Maharashtra government has drafted a comprehensive set of guidelines to reform cooperative housing society operations—impacting more than 1.25 lakh societies across the state. With nearly 70% of these located in the densely populated Mumbai Metropolitan Region, the changes are expected to significantly influence how urban housing is managed and redeveloped.
The draft guidelines propose to cut the steep interest charged on overdue payments from members, lowering it from 21% to a more moderate 12%. Officials believe this will ease financial pressure on residents while ensuring better compliance. More importantly, the reforms are designed to encourage self-redevelopment by allowing housing societies to raise loans up to ten times the land value—empowering communities to manage redevelopment independently, without excessive reliance on private builders.
With digital access increasingly central to civic functioning, the proposed rules now enable virtual participation in Annual General Meetings (AGMs). A quorum of either 20 members or two-thirds of the total membership—whichever is lower—will be necessary. If the quorum is not achieved, meetings can be reconvened within a window of 7 to 30 days, without quorum restrictions. AGMs involving redevelopment decisions will now require mandatory video recording to ensure legal validity and procedural transparency.
The draft also introduces the concept of ‘provisional members’—a reform directed at streamlining inheritance and membership transfer. Legal heirs or nominees of deceased members will be granted temporary voting rights and membership participation until the legal ownership transfer process is complete. However, these individuals will not enjoy any ownership rights until the formal transfer is recorded.In a progressive urban planning move, the guidelines extend governance participation to commercial establishments and shops located within cooperative housing complexes. These will be categorised under ‘premises societies’, granting them a legitimate say in matters such as redevelopment and shared maintenance—reflecting the integrated land use realities of modern Mumbai neighbourhoods.
Another key feature of the draft is the restructuring of service charges and financial contributions. Common service charges must now be distributed equally among all flats, while water charges will be calculated based on the number of taps in each unit—introducing fairness and accountability in resource use.
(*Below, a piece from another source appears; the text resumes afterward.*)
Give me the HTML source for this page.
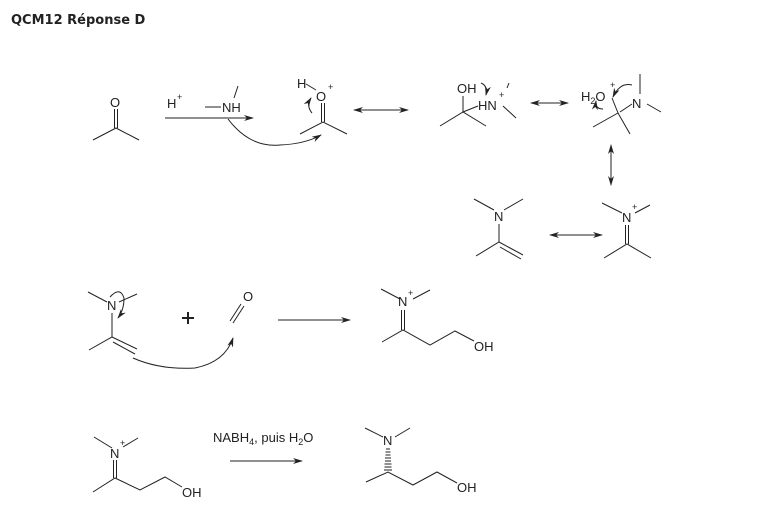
<!DOCTYPE html>
<html><head><meta charset="utf-8"><style>
html,body{margin:0;padding:0;background:#fff;}
svg{display:block;}
text{font-family:"Liberation Sans",sans-serif;fill:#222;}
</style></head><body>
<svg width="778" height="513" viewBox="0 0 778 513" xmlns="http://www.w3.org/2000/svg">
<defs>
<marker id="ah" markerWidth="10" markerHeight="8" refX="9" refY="4" orient="auto" markerUnits="userSpaceOnUse">
<path d="M0,1 L10,4 L0,7 L3,4 Z" fill="#222"/></marker>
<marker id="ahs" markerWidth="10" markerHeight="8" refX="1" refY="4" orient="auto" markerUnits="userSpaceOnUse">
<path d="M10,1 L0,4 L10,7 L7,4 Z" fill="#222"/></marker>
</defs>
<text x="11" y="24" font-size="13" font-weight="bold" style="font-family:'DejaVu Sans','Liberation Sans',sans-serif" fill="#111">QCM12 Réponse D</text>
<g stroke="#222" stroke-width="1" fill="none">
<polyline points="93,140 116,128 139,140"/>
<line x1="114.5" y1="109" x2="114.5" y2="128"/><line x1="117.5" y1="109" x2="117.5" y2="128"/>
<line x1="165" y1="118" x2="253" y2="118" marker-end="url(#ah)"/>
<line x1="205" y1="107" x2="221" y2="107"/>
<line x1="238" y1="86" x2="234" y2="98"/>
<path d="M228,119 Q250,148 280,145 Q305,144 321,135" marker-end="url(#ah)"/>
<polyline points="300,134 323,122 347,134"/>
<line x1="321.5" y1="103" x2="321.5" y2="122"/><line x1="324.5" y1="103" x2="324.5" y2="122"/>
<line x1="306" y1="84" x2="316" y2="90"/>
<path d="M312,113 Q306,106 311,98" marker-end="url(#ah)"/>
<line x1="354" y1="110" x2="408" y2="110" marker-start="url(#ahs)" marker-end="url(#ah)"/>
<polyline points="440,126 463,112 486,126"/>
<line x1="463" y1="112" x2="463" y2="96"/>
<line x1="463" y1="112" x2="478" y2="106"/>
<line x1="503" y1="106" x2="516" y2="118"/>
<line x1="509" y1="83" x2="507" y2="88"/>
<path d="M481,83 Q488,86 486,95" marker-end="url(#ah)"/>
<line x1="531" y1="103" x2="568" y2="103" marker-start="url(#ahs)" marker-end="url(#ah)"/>
<polyline points="593,127 618,113 630,134"/>
<line x1="612" y1="98" x2="618" y2="113"/>
<line x1="620" y1="112" x2="632" y2="104"/>
<line x1="640" y1="74" x2="640" y2="94"/>
<line x1="647" y1="104" x2="661" y2="112"/>
<path d="M632,85 Q620,82 613,97" marker-end="url(#ah)"/>
<path d="M603,109 Q595,109 596,101" marker-end="url(#ah)"/>
<line x1="611" y1="145" x2="611" y2="185" marker-start="url(#ahs)" marker-end="url(#ah)"/>
<line x1="474" y1="199" x2="494" y2="210"/><line x1="523" y1="199" x2="504" y2="210"/>
<line x1="499" y1="224" x2="499" y2="242"/>
<polyline points="476,256 499,242 523,255"/>
<line x1="500" y1="247" x2="521" y2="259"/>
<line x1="550" y1="235" x2="602" y2="235" marker-start="url(#ahs)" marker-end="url(#ah)"/>
<line x1="602" y1="203" x2="622" y2="213"/><line x1="650" y1="205" x2="635" y2="213"/>
<line x1="625.5" y1="225" x2="625.5" y2="244"/><line x1="628.5" y1="225" x2="628.5" y2="244"/>
<polyline points="604,258 627,244 651,258"/>
<line x1="88" y1="292" x2="107" y2="302"/><line x1="137" y1="294" x2="119" y2="302"/>
<line x1="112" y1="313" x2="112" y2="337"/>
<polyline points="89,350 112,337 137,349"/>
<line x1="113" y1="342" x2="135" y2="354"/>
<path d="M110,297 Q120,286 124,298 Q124,310 118,318" marker-end="url(#ah)"/>
<path d="M133,358 Q160,370 195,368 Q225,362 233,338" marker-end="url(#ah)"/>
<line x1="188" y1="312" x2="188" y2="324" stroke-width="2"/><line x1="182" y1="318" x2="194" y2="318" stroke-width="2"/>
<line x1="230" y1="321" x2="241" y2="304"/><line x1="233" y1="323" x2="244" y2="306"/>
<line x1="278" y1="320" x2="350" y2="320" marker-end="url(#ah)"/>
<line x1="381" y1="289" x2="400" y2="299"/><line x1="430" y1="290" x2="413" y2="299"/>
<line x1="401.5" y1="310" x2="401.5" y2="330"/><line x1="404.5" y1="310" x2="404.5" y2="330"/>
<polyline points="382,342 403,330 430,345 455,331 474,341"/>
<line x1="94" y1="437" x2="112" y2="448"/><line x1="138" y1="438" x2="123" y2="447"/>
<line x1="113.5" y1="460" x2="113.5" y2="478"/><line x1="116.5" y1="460" x2="116.5" y2="478"/>
<polyline points="93,492 115,478 140,490 165,477 182,487"/>
<line x1="230" y1="461" x2="302" y2="461" marker-end="url(#ah)"/>
<line x1="365" y1="428" x2="383" y2="437"/><line x1="410" y1="428" x2="395" y2="437"/>
<polyline points="366,482 388,472 413,485 437,472 457,483"/>
</g>
<g stroke="#222" stroke-width="1">
<line x1="386" y1="449" x2="390" y2="449"/><line x1="385.5" y1="452" x2="390.5" y2="452"/>
<line x1="385.5" y1="455" x2="390.5" y2="455"/><line x1="385" y1="458" x2="391" y2="458"/>
<line x1="385" y1="461" x2="391" y2="461"/><line x1="384.5" y1="464" x2="391.5" y2="464"/>
<line x1="384.5" y1="467" x2="391.5" y2="467"/><line x1="384" y1="470" x2="392" y2="470"/>
</g>
<g font-size="13">
<text x="110" y="107">O</text>
<text x="167" y="108">H</text><text x="177" y="100" font-size="9">+</text>
<text x="222" y="112">NH</text>
<text x="297" y="88">H</text>
<text x="316" y="101">O</text><text x="328" y="90" font-size="9">+</text>
<text x="457" y="93">OH</text>
<text x="478" y="110">HN</text><text x="499" y="98" font-size="9">+</text>
<text x="581" y="101">H<tspan font-size="9" dy="3">2</tspan><tspan dy="-3">O</tspan></text><text x="610" y="88" font-size="9">+</text>
<text x="632" y="108">N</text>
<text x="494" y="221">N</text>
<text x="622" y="222">N</text><text x="632" y="210" font-size="9">+</text>
<text x="107" y="310">N</text>
<text x="243" y="301">O</text>
<text x="398" y="306">N</text><text x="408" y="296" font-size="9">+</text>
<text x="474" y="351">OH</text>
<text x="110" y="458">N</text><text x="120" y="446" font-size="9">+</text>
<text x="182" y="497">OH</text>
<text x="213" y="442">NABH<tspan font-size="9" dy="3">4</tspan><tspan dy="-3">, puis H</tspan><tspan font-size="9" dy="3">2</tspan><tspan dy="-3">O</tspan></text>
<text x="383" y="445">N</text>
<text x="457" y="492">OH</text>
</g>
</svg>
</body></html>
In addition, the rules specify that every society must annually contribute at least 0.25% of the construction cost to a sinking fund and 0.75% to a repair and maintenance fund. These mandated provisions are expected to improve financial planning for infrastructure upkeep and emergency works.
According to senior officials, fewer than 100 suggestions and objections were received from stakeholders, including housing federations, architects, and valuers—indicating limited resistance to the proposed changes. The state cooperation department will review the draft before forwarding it for legal vetting and final notification.Authorities involved in the reform effort emphasised that the transition from loosely defined by-laws to codified rules would reduce ambiguities that often cause internal disputes or force societies to seek intervention from the registrar’s office. In many such instances, costly administrators are appointed, further delaying decision-making. By offering legal clarity, the new rules aim to prevent such breakdowns in governance.
Experts from cooperative advocacy groups have largely welcomed the draft guidelines, noting that they promote transparency, empower resident collectives, and provide long-term structural direction for housing society management. If successfully implemented, the reforms are expected to make cooperative societies more resilient, financially independent, and participatory—advancing a model of equitable and sustainable urban living that Mumbai critically needs.